Sharp Boundary Estimates and Harnack Inequalities for Fractional Porous Medium type Equations

TL;DR

This paper establishes sharp boundary estimates and Harnack inequalities for solutions to nonlinear fractional diffusion equations with general operators and nonlinearities, revealing boundary behavior depending on initial data size.

Contribution

It provides the first comprehensive sharp boundary estimates and Harnack inequalities for fractional porous medium equations with general operators and nonlinearities, including degenerate kernels.

Findings

Derived explicit boundary Harnack inequalities.

Identified boundary behavior dependence on initial data size.

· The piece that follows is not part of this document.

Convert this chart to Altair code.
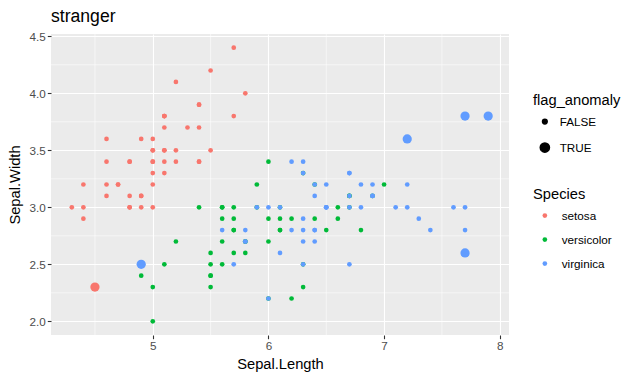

Extended regularity results for solutions.

Abstract

This paper provides sharp quantitative and constructive estimates of nonnegative solutions $u(t,x)\geq 0$ to the nonlinear fractional diffusion equation, $$\partial_t u +{\mathcal L} F(u)=0,$$ also known as filtration equation, posed in a smooth bounded domain $x\in \Omega \subset {\mathbb R}^N$ with suitable homogeneous Dirichlet boundary conditions. Both the operator ${\mathcal L}$ and the nonlinearity $F$ belong to a general class. The assumption on ${\mathcal L}$ are set in terms of the kernel of ${\mathcal L}$ and/or ${\mathcal L}^{-1}$, and allow for operators with degenerate kernel at the boundary of $\Omega$. The main examples of ${\mathcal L}$ are the three different Dirichlet Fractional Laplacians on bounded domains, and the nonlinearity can be non-homogeneous, for instance, $F(u)=u^2+u^{10}$. Previous result were known in the porous medium case, i.e. $F(u)=|u|^{m-1} u$ with $m>1$. Our aim here is to perform the next step: a delicate analysis of regularity through quantitative, constructive and sharp a priori estimates. Our main results are global Harnack type inequalities $$H_0(t,u_0)\, {\rm dist}(x, \partial \Omega)^a\leq F(u(t,x))\leq H_1(t)\, {\rm dist}(x, \partial \Omega)^b\qquad\forall (t,x)\in (0,\infty)\times \overline{\Omega},$$ where the expressions of $H_0, H_1$ and $a,b$ are explicit and may change according to ${\mathcal L}$ and $F$. The sharpness of such estimates is proven by means of examples and counterexamples: on the one hand, we can match the powers (i.e. $a=b$) when the operator has a non degenerate kernel. On the other hand, when ${\mathcal L}$ has a kernel that degenerates at the boundary $\partial\Omega$, there appear an intriguing anomalous boundary behaviour: the size of the initial data determines the sharp boundary behaviour of the solution, different for ``small'' and ``large'' initial data. We conclude the paper with higher regularity results.